DATA PROVIDED
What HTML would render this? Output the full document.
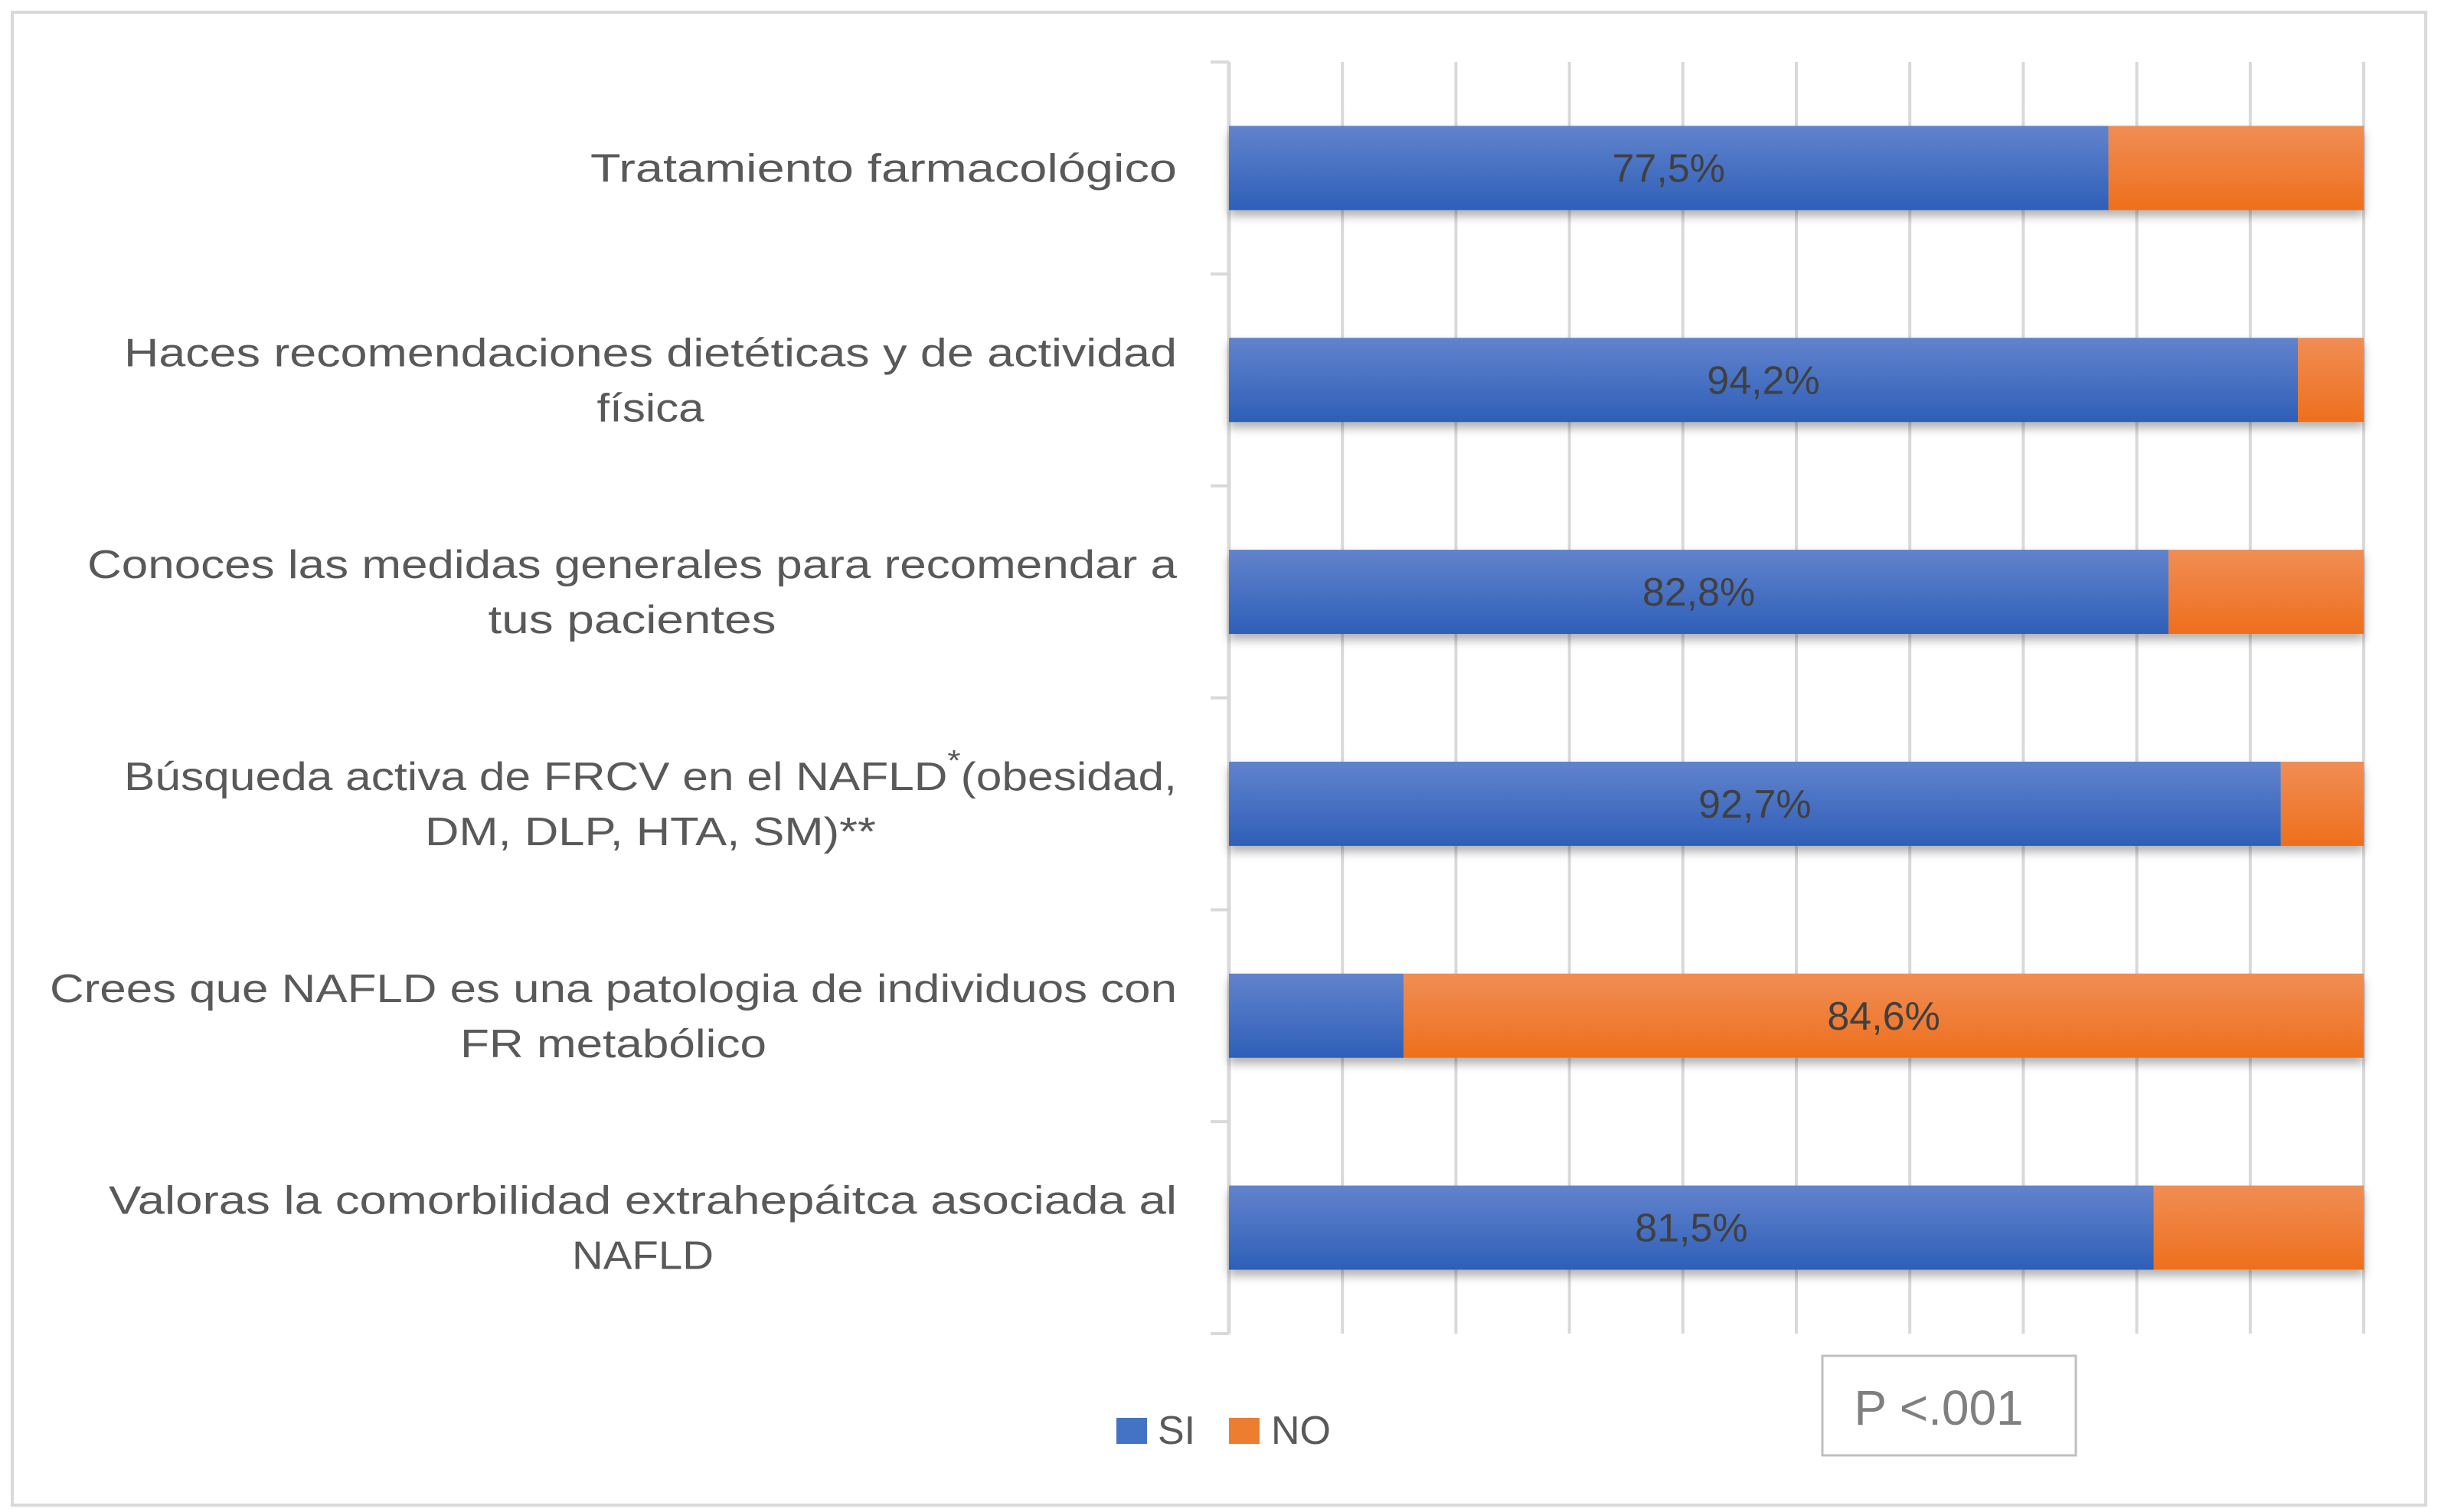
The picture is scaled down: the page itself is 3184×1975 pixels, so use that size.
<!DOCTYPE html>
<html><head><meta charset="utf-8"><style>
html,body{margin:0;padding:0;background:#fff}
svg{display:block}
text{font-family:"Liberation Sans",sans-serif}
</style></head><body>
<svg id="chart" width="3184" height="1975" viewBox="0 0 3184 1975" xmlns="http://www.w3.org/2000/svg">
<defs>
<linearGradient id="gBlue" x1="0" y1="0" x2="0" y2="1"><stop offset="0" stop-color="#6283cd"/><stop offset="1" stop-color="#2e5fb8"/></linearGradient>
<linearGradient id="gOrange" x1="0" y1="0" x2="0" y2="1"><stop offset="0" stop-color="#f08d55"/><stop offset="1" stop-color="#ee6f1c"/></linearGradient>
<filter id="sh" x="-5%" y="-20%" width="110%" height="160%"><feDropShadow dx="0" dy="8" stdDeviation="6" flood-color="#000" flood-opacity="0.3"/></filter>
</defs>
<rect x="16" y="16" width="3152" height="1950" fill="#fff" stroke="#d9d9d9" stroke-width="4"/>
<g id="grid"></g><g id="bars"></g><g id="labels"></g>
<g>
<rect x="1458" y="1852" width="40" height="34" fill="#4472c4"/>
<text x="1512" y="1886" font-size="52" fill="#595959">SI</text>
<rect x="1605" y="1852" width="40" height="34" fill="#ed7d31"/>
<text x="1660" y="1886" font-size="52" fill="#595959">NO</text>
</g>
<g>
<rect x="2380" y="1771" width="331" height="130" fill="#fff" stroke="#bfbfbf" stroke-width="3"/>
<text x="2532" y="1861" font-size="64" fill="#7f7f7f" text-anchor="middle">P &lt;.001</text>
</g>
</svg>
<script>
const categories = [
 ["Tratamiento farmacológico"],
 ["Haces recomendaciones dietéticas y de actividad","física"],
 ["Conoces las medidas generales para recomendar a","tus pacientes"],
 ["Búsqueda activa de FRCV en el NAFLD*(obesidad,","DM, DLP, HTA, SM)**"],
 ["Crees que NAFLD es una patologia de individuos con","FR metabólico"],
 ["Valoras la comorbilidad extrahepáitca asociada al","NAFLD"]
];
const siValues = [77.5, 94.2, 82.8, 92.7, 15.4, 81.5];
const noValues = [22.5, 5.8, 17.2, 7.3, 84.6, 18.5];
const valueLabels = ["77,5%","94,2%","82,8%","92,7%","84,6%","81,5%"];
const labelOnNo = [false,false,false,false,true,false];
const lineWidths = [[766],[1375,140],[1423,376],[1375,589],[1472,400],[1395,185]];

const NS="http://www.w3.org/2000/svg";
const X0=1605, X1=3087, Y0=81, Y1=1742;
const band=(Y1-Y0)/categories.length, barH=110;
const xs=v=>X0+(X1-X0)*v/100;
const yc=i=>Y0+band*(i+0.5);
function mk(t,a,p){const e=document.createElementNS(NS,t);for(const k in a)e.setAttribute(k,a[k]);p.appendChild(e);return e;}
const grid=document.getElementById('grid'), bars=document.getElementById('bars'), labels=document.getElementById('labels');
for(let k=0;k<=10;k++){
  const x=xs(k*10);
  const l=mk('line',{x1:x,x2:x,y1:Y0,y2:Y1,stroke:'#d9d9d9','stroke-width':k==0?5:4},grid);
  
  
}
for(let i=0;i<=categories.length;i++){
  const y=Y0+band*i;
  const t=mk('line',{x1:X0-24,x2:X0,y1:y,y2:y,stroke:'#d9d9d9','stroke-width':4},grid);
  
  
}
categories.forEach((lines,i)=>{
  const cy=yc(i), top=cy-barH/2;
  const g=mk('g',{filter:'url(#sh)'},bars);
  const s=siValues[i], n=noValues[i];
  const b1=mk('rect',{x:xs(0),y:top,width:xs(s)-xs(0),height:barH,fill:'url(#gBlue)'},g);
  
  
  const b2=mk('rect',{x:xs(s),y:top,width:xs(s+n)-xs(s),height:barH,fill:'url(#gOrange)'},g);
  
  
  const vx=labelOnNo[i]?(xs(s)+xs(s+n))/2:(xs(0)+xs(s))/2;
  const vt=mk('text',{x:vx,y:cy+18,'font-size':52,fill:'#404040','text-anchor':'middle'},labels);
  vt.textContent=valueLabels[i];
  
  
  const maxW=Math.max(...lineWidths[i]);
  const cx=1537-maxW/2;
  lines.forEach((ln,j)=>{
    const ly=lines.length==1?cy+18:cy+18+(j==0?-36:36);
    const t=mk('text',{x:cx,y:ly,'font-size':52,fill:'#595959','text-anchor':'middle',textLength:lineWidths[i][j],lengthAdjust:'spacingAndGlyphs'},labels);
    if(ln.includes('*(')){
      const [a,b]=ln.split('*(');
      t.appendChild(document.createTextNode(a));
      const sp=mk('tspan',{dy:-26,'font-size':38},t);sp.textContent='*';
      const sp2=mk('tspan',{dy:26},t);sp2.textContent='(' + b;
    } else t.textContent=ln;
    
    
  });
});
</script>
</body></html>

GIVEN INSTRUCTION
Transcribe the listing above verbatim. Omit the pictures.

COMPLETE OUTPUT
What HTML would render this? Output the full document.
The picture is scaled down: the page itself is 3184×1975 pixels, so use that size.
<!DOCTYPE html>
<html><head><meta charset="utf-8"><style>
html,body{margin:0;padding:0;background:#fff}
svg{display:block}
text{font-family:"Liberation Sans",sans-serif}
</style></head><body>
<svg id="chart" width="3184" height="1975" viewBox="0 0 3184 1975" xmlns="http://www.w3.org/2000/svg">
<defs>
<linearGradient id="gBlue" x1="0" y1="0" x2="0" y2="1"><stop offset="0" stop-color="#6283cd"/><stop offset="1" stop-color="#2e5fb8"/></linearGradient>
<linearGradient id="gOrange" x1="0" y1="0" x2="0" y2="1"><stop offset="0" stop-color="#f08d55"/><stop offset="1" stop-color="#ee6f1c"/></linearGradient>
<filter id="sh" x="-5%" y="-20%" width="110%" height="160%"><feDropShadow dx="0" dy="8" stdDeviation="6" flood-color="#000" flood-opacity="0.3"/></filter>
</defs>
<rect x="16" y="16" width="3152" height="1950" fill="#fff" stroke="#d9d9d9" stroke-width="4"/>
<g id="grid"></g><g id="bars"></g><g id="labels"></g>
<g>
<rect x="1458" y="1852" width="40" height="34" fill="#4472c4"/>
<text x="1512" y="1886" font-size="52" fill="#595959">SI</text>
<rect x="1605" y="1852" width="40" height="34" fill="#ed7d31"/>
<text x="1660" y="1886" font-size="52" fill="#595959">NO</text>
</g>
<g>
<rect x="2380" y="1771" width="331" height="130" fill="#fff" stroke="#bfbfbf" stroke-width="3"/>
<text x="2532" y="1861" font-size="64" fill="#7f7f7f" text-anchor="middle">P &lt;.001</text>
</g>
</svg>
<script>
const categories = [
 ["Tratamiento farmacológico"],
 ["Haces recomendaciones dietéticas y de actividad","física"],
 ["Conoces las medidas generales para recomendar a","tus pacientes"],
 ["Búsqueda activa de FRCV en el NAFLD*(obesidad,","DM, DLP, HTA, SM)**"],
 ["Crees que NAFLD es una patologia de individuos con","FR metabólico"],
 ["Valoras la comorbilidad extrahepáitca asociada al","NAFLD"]
];
const siValues = [77.5, 94.2, 82.8, 92.7, 15.4, 81.5];
const noValues = [22.5, 5.8, 17.2, 7.3, 84.6, 18.5];
const valueLabels = ["77,5%","94,2%","82,8%","92,7%","84,6%","81,5%"];
const labelOnNo = [false,false,false,false,true,false];
const lineWidths = [[766],[1375,140],[1423,376],[1375,589],[1472,400],[1395,185]];

const NS="http://www.w3.org/2000/svg";
const X0=1605, X1=3087, Y0=81, Y1=1742;
const band=(Y1-Y0)/categories.length, barH=110;
const xs=v=>X0+(X1-X0)*v/100;
const yc=i=>Y0+band*(i+0.5);
function mk(t,a,p){const e=document.createElementNS(NS,t);for(const k in a)e.setAttribute(k,a[k]);p.appendChild(e);return e;}
const grid=document.getElementById('grid'), bars=document.getElementById('bars'), labels=document.getElementById('labels');
for(let k=0;k<=10;k++){
  const x=xs(k*10);
  const l=mk('line',{x1:x,x2:x,y1:Y0,y2:Y1,stroke:'#d9d9d9','stroke-width':k==0?5:4},grid);
  
  
}
for(let i=0;i<=categories.length;i++){
  const y=Y0+band*i;
  const t=mk('line',{x1:X0-24,x2:X0,y1:y,y2:y,stroke:'#d9d9d9','stroke-width':4},grid);
  
  
}
categories.forEach((lines,i)=>{
  const cy=yc(i), top=cy-barH/2;
  const g=mk('g',{filter:'url(#sh)'},bars);
  const s=siValues[i], n=noValues[i];
  const b1=mk('rect',{x:xs(0),y:top,width:xs(s)-xs(0),height:barH,fill:'url(#gBlue)'},g);
  
  
  const b2=mk('rect',{x:xs(s),y:top,width:xs(s+n)-xs(s),height:barH,fill:'url(#gOrange)'},g);
  
  
  const vx=labelOnNo[i]?(xs(s)+xs(s+n))/2:(xs(0)+xs(s))/2;
  const vt=mk('text',{x:vx,y:cy+18,'font-size':52,fill:'#404040','text-anchor':'middle'},labels);
  vt.textContent=valueLabels[i];
  
  
  const maxW=Math.max(...lineWidths[i]);
  const cx=1537-maxW/2;
  lines.forEach((ln,j)=>{
    const ly=lines.length==1?cy+18:cy+18+(j==0?-36:36);
    const t=mk('text',{x:cx,y:ly,'font-size':52,fill:'#595959','text-anchor':'middle',textLength:lineWidths[i][j],lengthAdjust:'spacingAndGlyphs'},labels);
    if(ln.includes('*(')){
      const [a,b]=ln.split('*(');
      t.appendChild(document.createTextNode(a));
      const sp=mk('tspan',{dy:-26,'font-size':38},t);sp.textContent='*';
      const sp2=mk('tspan',{dy:26},t);sp2.textContent='(' + b;
    } else t.textContent=ln;
    
    
  });
});
</script>
</body></html>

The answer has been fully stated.